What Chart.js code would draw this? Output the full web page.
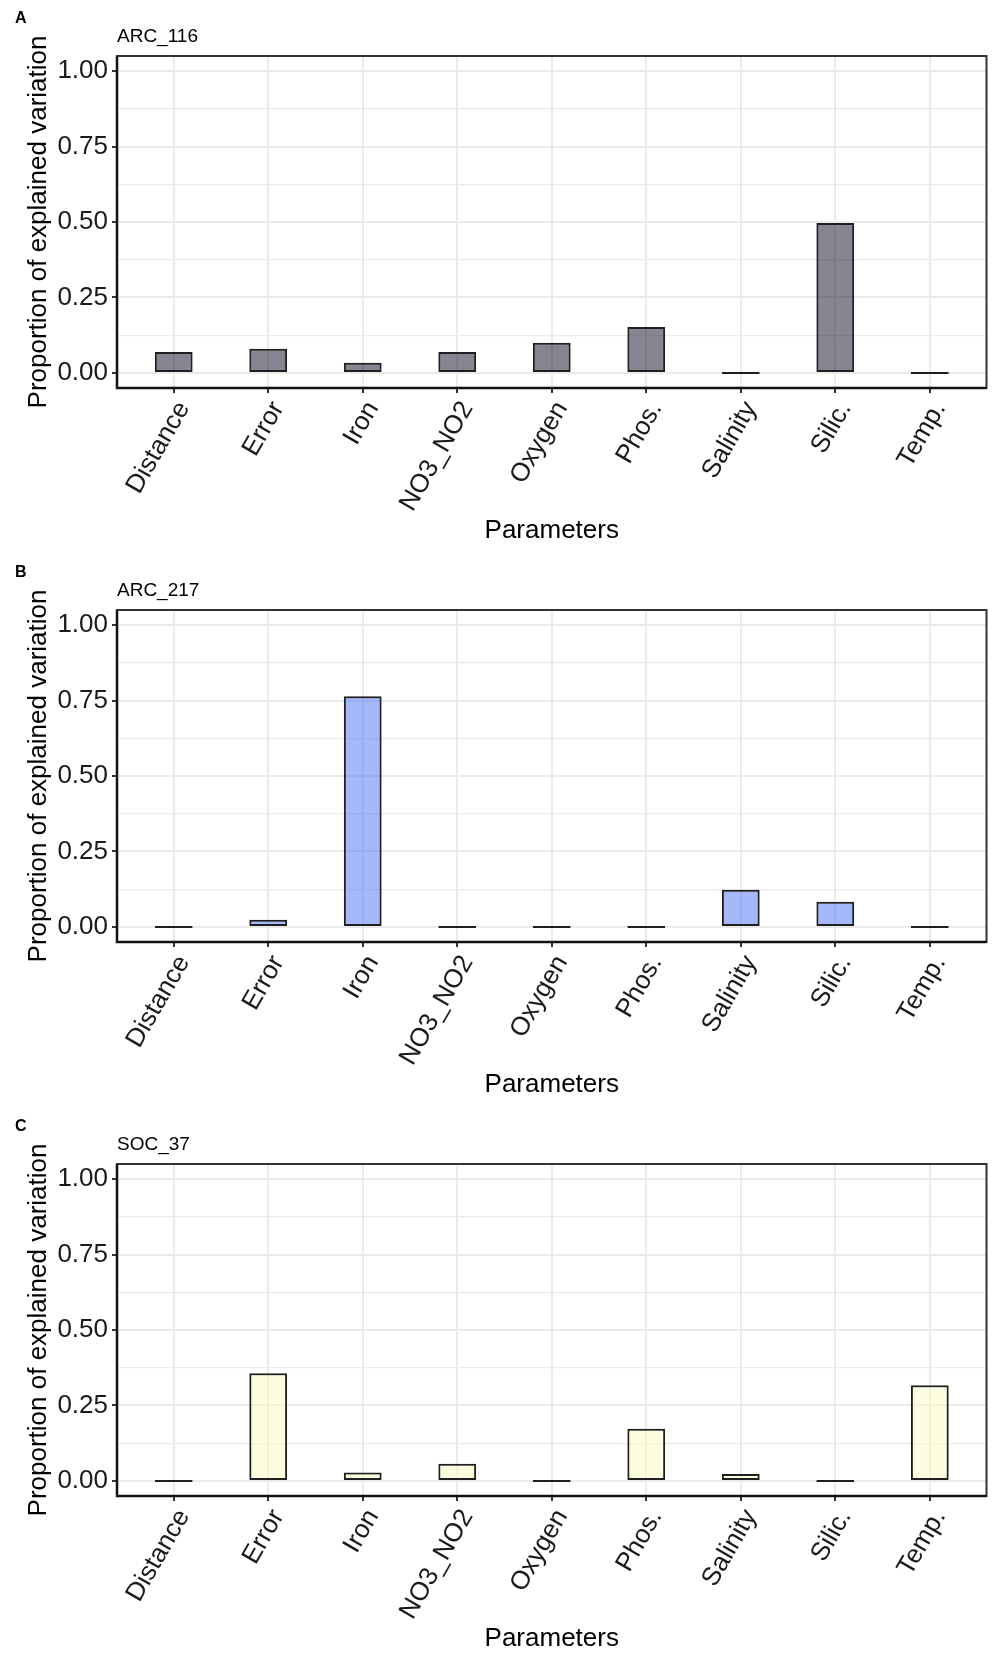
<!DOCTYPE html>
<html>
<head>
<meta charset="utf-8">
<title>Proportion of explained variation by parameter</title>
<script src="https://cdn.jsdelivr.net/npm/chart.js@4.4.1/dist/chart.umd.min.js"></script>
<style>
  html, body { margin: 0; padding: 0; background: #fff; }
  body { width: 995px; height: 1654px; position: relative; overflow: hidden;
         font-family: "Liberation Sans", Arial, sans-serif; color: #000; }
  .panel { position: absolute; left: 0; width: 995px; height: 554px; }
  .panel canvas { position: absolute; left: 0; top: 0; }
  .tag { position: absolute; left: 15px; top: 10px; font-size: 16px; line-height: 16px; font-weight: bold; }
  .name { position: absolute; left: 117px; top: 26px; font-size: 19px; line-height: 19px; }
</style>
</head>
<body>
<script>
// Parameters tested against each community
const categories = ['Distance', 'Error', 'Iron', 'NO3_NO2', 'Oxygen', 'Phos.', 'Salinity', 'Silic.', 'Temp.'];

// Proportion of explained variation per parameter
const arc116 = [0.069, 0.080, 0.034, 0.069, 0.100, 0.152, 0, 0.497, 0];
const arc217 = [0, 0.024, 0.764, 0, 0, 0, 0.123, 0.083, 0];
const soc37  = [0, 0.357, 0.028, 0.057, 0, 0.173, 0.023, 0, 0.317];

// Axis ticks
const yMajorTicks = [0, 0.25, 0.5, 0.75, 1];
const yMinorTicks = [0.125, 0.375, 0.625, 0.875];

const panelLetters = ['A', 'B', 'C'];
const panelNames = ['ARC_116', 'ARC_217', 'SOC_37'];
const panelValues = [arc116, arc217, soc37];
const panelFills = ['rgba(13, 11, 37, 0.5)', 'rgba(73, 113, 245, 0.5)', 'rgba(251, 251, 193, 0.5)'];
const panelTops = [0, 554, 1108];

const FONT = '"Liberation Sans", Arial, sans-serif';
Chart.defaults.font.family = FONT;
Chart.defaults.color = '#1a1a1a';

const isMajor = v => yMajorTicks.some(t => Math.abs(t - v) < 1e-9);

// Black frame around the plotting panel
const panelFrame = {
  id: 'panelFrame',
  afterDraw(chart) {
    const { ctx, chartArea: a } = chart;
    ctx.save();
    ctx.strokeStyle = '#333';
    ctx.lineWidth = 2;
    ctx.strokeRect(a.left, a.top, a.right - a.left, a.bottom - a.top);
    ctx.strokeStyle = '#111';
    ctx.lineWidth = 2.5;
    ctx.beginPath();
    ctx.moveTo(a.left, a.top);
    ctx.lineTo(a.left, a.bottom);
    ctx.lineTo(a.right, a.bottom);
    ctx.stroke();
    ctx.restore();
  }
};

function makePanel(idx) {
  const wrap = document.createElement('div');
  wrap.className = 'panel';
  wrap.style.top = panelTops[idx] + 'px';

  const canvas = document.createElement('canvas');
  canvas.width = 995;
  canvas.height = 554;
  wrap.appendChild(canvas);

  const tag = document.createElement('div');
  tag.className = 'tag';
  tag.textContent = panelLetters[idx];
  wrap.appendChild(tag);

  const name = document.createElement('div');
  name.className = 'name';
  name.textContent = panelNames[idx];
  wrap.appendChild(name);

  document.body.appendChild(wrap);

  const values = panelValues[idx];
  const points = categories.map((c, i) => ({ x: i + 1, y: values[i] }));

  new Chart(canvas, {
    type: 'bar',
    data: {
      datasets: [{
        data: points,
        backgroundColor: panelFills[idx],
        borderColor: '#1f1f1f',
        borderWidth: 2,
        borderSkipped: false,
        minBarLength: 2,
        categoryPercentage: 1,
        barPercentage: 0.4
      }]
    },
    options: {
      responsive: false,
      animation: false,
      devicePixelRatio: 1,
      layout: { padding: { top: 56, left: 19, right: 8.5, bottom: 4 } },
      plugins: { legend: { display: false }, tooltip: { enabled: false }, title: { display: false } },
      scales: {
        x: {
          type: 'linear',
          min: 0.4,
          max: 9.6,
          bounds: 'data',
          offset: false,
          afterBuildTicks: s => { s.ticks = categories.map((c, i) => ({ value: i + 1 })); },
          afterFit: s => { s.height = 162; },
          border: { display: false },
          grid: { offset: false, color: '#EBEBEB', lineWidth: 2, drawTicks: true,
                  tickLength: 5, tickColor: '#333', tickWidth: 2 },
          ticks: {
            autoSkip: false,
            maxRotation: 60,
            minRotation: 60,
            padding: 3,
            labelOffset: 10,
            color: '#1a1a1a',
            font: { size: 26, family: FONT },
            callback: v => categories[Math.round(v) - 1] ?? ''
          },
          title: { display: true, text: 'Parameters', color: '#000',
                   font: { size: 26, family: FONT }, padding: { top: 4, bottom: 4 } }
        },
        y: {
          type: 'linear',
          min: -0.05,
          max: 1.05,
          bounds: 'data',
          afterBuildTicks: s => {
            s.ticks = yMajorTicks.concat(yMinorTicks).sort((a, b) => a - b).map(v => ({ value: v }));
          },
          afterFit: s => { s.width = 98; },
          border: { display: false },
          grid: {
            color: '#EBEBEB',
            lineWidth: c => (c.tick && isMajor(c.tick.value)) ? 2 : 1.2,
            tickLength: 5,
            tickWidth: 2,
            tickColor: c => (c.tick && isMajor(c.tick.value)) ? '#333' : 'rgba(0,0,0,0)'
          },
          ticks: {
            padding: 4,
            color: '#1a1a1a',
            font: { size: 26, family: FONT },
            callback: v => isMajor(v) ? v.toFixed(2) : ''
          },
          title: { display: true, text: 'Proportion of explained variation', color: '#000',
                   font: { size: 26, family: FONT }, padding: { top: 4, bottom: 4 } }
        }
      }
    },
    plugins: [panelFrame]
  });
}

panelLetters.forEach((_, i) => makePanel(i));
</script>
</body>
</html>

### Given task
All of the data above should be transcribed verbatim, with pictures omitted.

### Answer for the task
What Chart.js code would draw this? Output the full web page.
<!DOCTYPE html>
<html>
<head>
<meta charset="utf-8">
<title>Proportion of explained variation by parameter</title>
<script src="https://cdn.jsdelivr.net/npm/chart.js@4.4.1/dist/chart.umd.min.js"></script>
<style>
  html, body { margin: 0; padding: 0; background: #fff; }
  body { width: 995px; height: 1654px; position: relative; overflow: hidden;
         font-family: "Liberation Sans", Arial, sans-serif; color: #000; }
  .panel { position: absolute; left: 0; width: 995px; height: 554px; }
  .panel canvas { position: absolute; left: 0; top: 0; }
  .tag { position: absolute; left: 15px; top: 10px; font-size: 16px; line-height: 16px; font-weight: bold; }
  .name { position: absolute; left: 117px; top: 26px; font-size: 19px; line-height: 19px; }
</style>
</head>
<body>
<script>
// Parameters tested against each community
const categories = ['Distance', 'Error', 'Iron', 'NO3_NO2', 'Oxygen', 'Phos.', 'Salinity', 'Silic.', 'Temp.'];

// Proportion of explained variation per parameter
const arc116 = [0.069, 0.080, 0.034, 0.069, 0.100, 0.152, 0, 0.497, 0];
const arc217 = [0, 0.024, 0.764, 0, 0, 0, 0.123, 0.083, 0];
const soc37  = [0, 0.357, 0.028, 0.057, 0, 0.173, 0.023, 0, 0.317];

// Axis ticks
const yMajorTicks = [0, 0.25, 0.5, 0.75, 1];
const yMinorTicks = [0.125, 0.375, 0.625, 0.875];

const panelLetters = ['A', 'B', 'C'];
const panelNames = ['ARC_116', 'ARC_217', 'SOC_37'];
const panelValues = [arc116, arc217, soc37];
const panelFills = ['rgba(13, 11, 37, 0.5)', 'rgba(73, 113, 245, 0.5)', 'rgba(251, 251, 193, 0.5)'];
const panelTops = [0, 554, 1108];

const FONT = '"Liberation Sans", Arial, sans-serif';
Chart.defaults.font.family = FONT;
Chart.defaults.color = '#1a1a1a';

const isMajor = v => yMajorTicks.some(t => Math.abs(t - v) < 1e-9);

// Black frame around the plotting panel
const panelFrame = {
  id: 'panelFrame',
  afterDraw(chart) {
    const { ctx, chartArea: a } = chart;
    ctx.save();
    ctx.strokeStyle = '#333';
    ctx.lineWidth = 2;
    ctx.strokeRect(a.left, a.top, a.right - a.left, a.bottom - a.top);
    ctx.strokeStyle = '#111';
    ctx.lineWidth = 2.5;
    ctx.beginPath();
    ctx.moveTo(a.left, a.top);
    ctx.lineTo(a.left, a.bottom);
    ctx.lineTo(a.right, a.bottom);
    ctx.stroke();
    ctx.restore();
  }
};

function makePanel(idx) {
  const wrap = document.createElement('div');
  wrap.className = 'panel';
  wrap.style.top = panelTops[idx] + 'px';

  const canvas = document.createElement('canvas');
  canvas.width = 995;
  canvas.height = 554;
  wrap.appendChild(canvas);

  const tag = document.createElement('div');
  tag.className = 'tag';
  tag.textContent = panelLetters[idx];
  wrap.appendChild(tag);

  const name = document.createElement('div');
  name.className = 'name';
  name.textContent = panelNames[idx];
  wrap.appendChild(name);

  document.body.appendChild(wrap);

  const values = panelValues[idx];
  const points = categories.map((c, i) => ({ x: i + 1, y: values[i] }));

  new Chart(canvas, {
    type: 'bar',
    data: {
      datasets: [{
        data: points,
        backgroundColor: panelFills[idx],
        borderColor: '#1f1f1f',
        borderWidth: 2,
        borderSkipped: false,
        minBarLength: 2,
        categoryPercentage: 1,
        barPercentage: 0.4
      }]
    },
    options: {
      responsive: false,
      animation: false,
      devicePixelRatio: 1,
      layout: { padding: { top: 56, left: 19, right: 8.5, bottom: 4 } },
      plugins: { legend: { display: false }, tooltip: { enabled: false }, title: { display: false } },
      scales: {
        x: {
          type: 'linear',
          min: 0.4,
          max: 9.6,
          bounds: 'data',
          offset: false,
          afterBuildTicks: s => { s.ticks = categories.map((c, i) => ({ value: i + 1 })); },
          afterFit: s => { s.height = 162; },
          border: { display: false },
          grid: { offset: false, color: '#EBEBEB', lineWidth: 2, drawTicks: true,
                  tickLength: 5, tickColor: '#333', tickWidth: 2 },
          ticks: {
            autoSkip: false,
            maxRotation: 60,
            minRotation: 60,
            padding: 3,
            labelOffset: 10,
            color: '#1a1a1a',
            font: { size: 26, family: FONT },
            callback: v => categories[Math.round(v) - 1] ?? ''
          },
          title: { display: true, text: 'Parameters', color: '#000',
                   font: { size: 26, family: FONT }, padding: { top: 4, bottom: 4 } }
        },
        y: {
          type: 'linear',
          min: -0.05,
          max: 1.05,
          bounds: 'data',
          afterBuildTicks: s => {
            s.ticks = yMajorTicks.concat(yMinorTicks).sort((a, b) => a - b).map(v => ({ value: v }));
          },
          afterFit: s => { s.width = 98; },
          border: { display: false },
          grid: {
            color: '#EBEBEB',
            lineWidth: c => (c.tick && isMajor(c.tick.value)) ? 2 : 1.2,
            tickLength: 5,
            tickWidth: 2,
            tickColor: c => (c.tick && isMajor(c.tick.value)) ? '#333' : 'rgba(0,0,0,0)'
          },
          ticks: {
            padding: 4,
            color: '#1a1a1a',
            font: { size: 26, family: FONT },
            callback: v => isMajor(v) ? v.toFixed(2) : ''
          },
          title: { display: true, text: 'Proportion of explained variation', color: '#000',
                   font: { size: 26, family: FONT }, padding: { top: 4, bottom: 4 } }
        }
      }
    },
    plugins: [panelFrame]
  });
}

panelLetters.forEach((_, i) => makePanel(i));
</script>
</body>
</html>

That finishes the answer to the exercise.